Makaya McCraven (feat. Nubya Garcia)
Suite Haus
Jazz | Funk | Electronic
International Anthem
2018
Music
premiere: makaya mccraven’s ‘suite haus’ swings hard
Count 2018 as one of those occasional years when jazz regenerates its context by stealing away from the rarefied and insular spaces of older crowds, straight towards the club and the young ears of people who’ll move to it — with London and Chicago among the movement’s hotbeds. On his new album, Universal Beings, Windy City-based drummer/producer Makaya McCraven creates collisions between the “new jazz” epicenters, recording a slew of tracks on which musicians from those locales (as well as Los Angeles and New York) initiate grooves, which McCraven then takes back to the lab Madlib-style, and chops up into dance-floor burners.
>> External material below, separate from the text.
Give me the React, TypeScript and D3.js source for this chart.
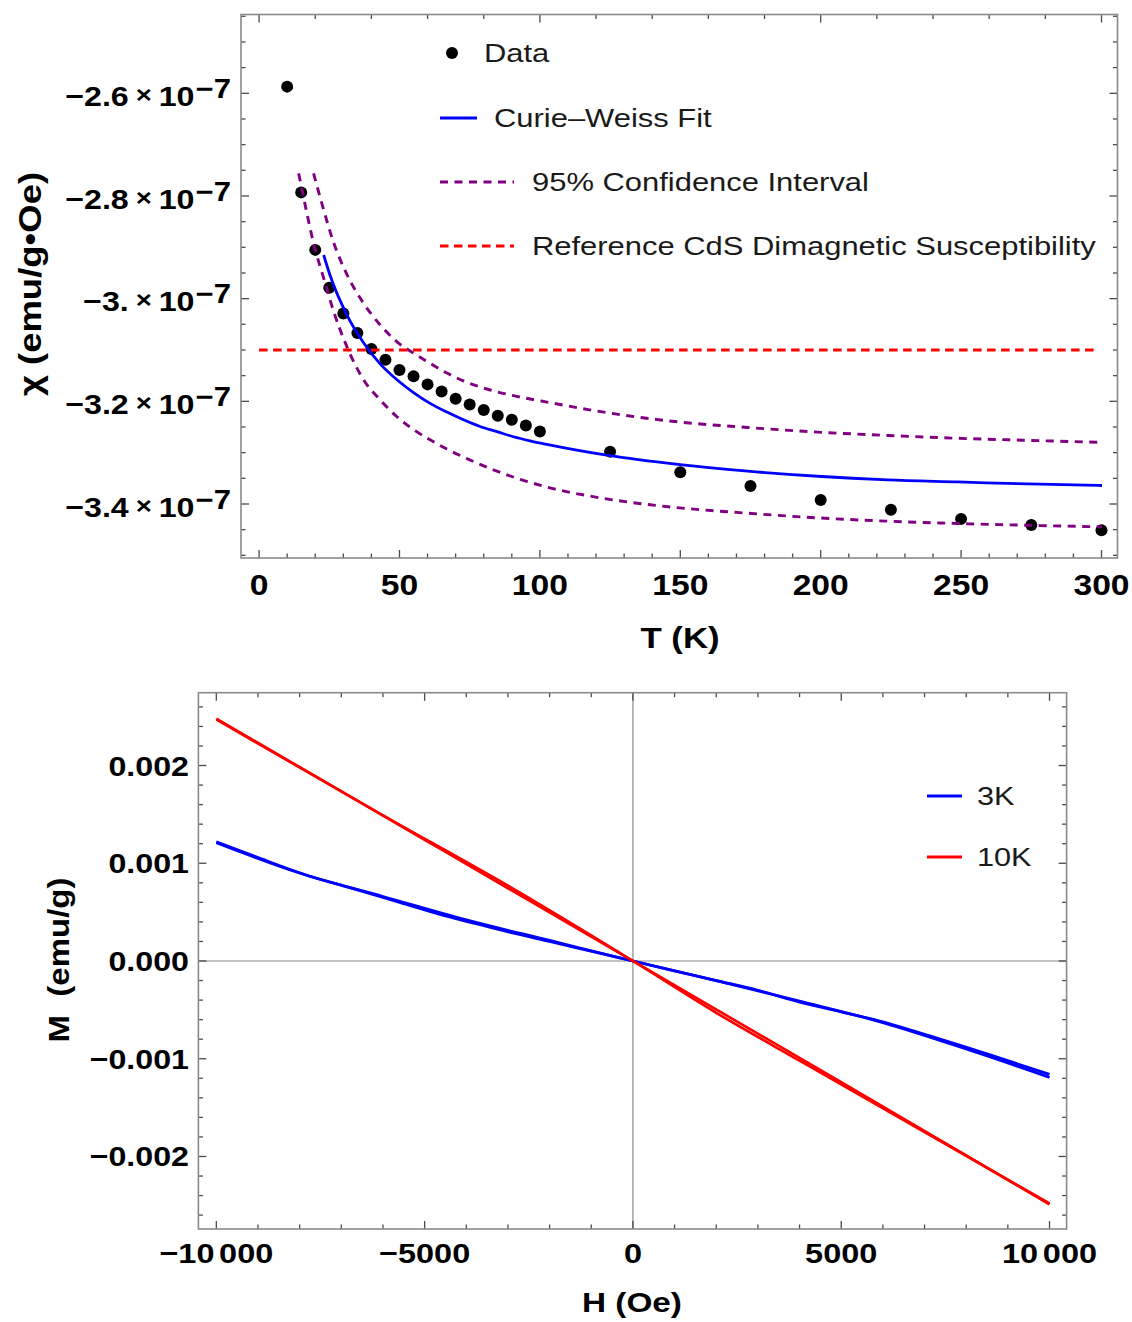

Universal Beings by Makaya McCraven
“Suite Haus” is one of the album’s London sides, and features an all-star line-up of the city’s exploding group of improvisers, with saxophonist Nubya Garcia, bassist Daniel Casimir and Rhodes player Ashley Henry rounding out the quartet. Led by Garcia’s deeply melodic tenor line and multiple loops of McCraven moving all over his kit, it smokes like a classic (but contemporary AF) re-edit of a Oneness of Juju or Osibisa track, the kind of thing crate-digging DJs and producers will flock to.
L-R: Nubya Garcia, Daniel Casimir, Ashley Henry and Makaya McCraven (photo: Fabrice Bourgelle)
It is also a perfect exemplar of McCraven’s process — take the raw parts of a great jam, and post-produce them into something greater — as well as an insight to how today’s improvisers engage with recordings versus live performances.
“The intro section [of “Suite Haus”] was just Nubya playing a melody,” Makaya told AFROPUNK. “We were setting up a groove, an African kind of vibe with this triple kind of feel and rim-shots which gives it a woody, organic sound. And then when it flips to, like, a house track, that’s where there’s a lot of tight chopping and then a bit of overdubbing to develop the track. I called it ‘Suite Haus’ because after that first little triplet section, which sounded very sweet (major diatonic-y, and simple), the second section becomes a little more house, darker, grittier. That was really the meat of that piece, the house section, so to speak.
“When it gets to that second part, that’s when the track starts to bump, and you start to get that hard, looping feeling of contemporary sound of electronic music because of the tighter chopping, and after that we’ve kind of transcended into a different realm. Which is something I really like about that track.
“That’s the way I like to think of it: When you’re in the room with us, that’s an organic space. When I take that and re-contextualize it [with studio post-production], then what we’re listening to is not just being in the room with the musicians, but a world that doesn’t exist, a sonic space. That’s one of the challenges to performing this music. Unless you come and see me doing an electronic set, it will never sound exactly like the recording. From a jazz musicians’ perspective, now we’re gonna take the nuts and bolts of the thing that I produced, and we’re gonna reinterpret that through the lens of performing musicians.”
Welcome to jazz, circa 2018.
Makaya McCraven’s Universal Beings is out on International Anthem on October 26th.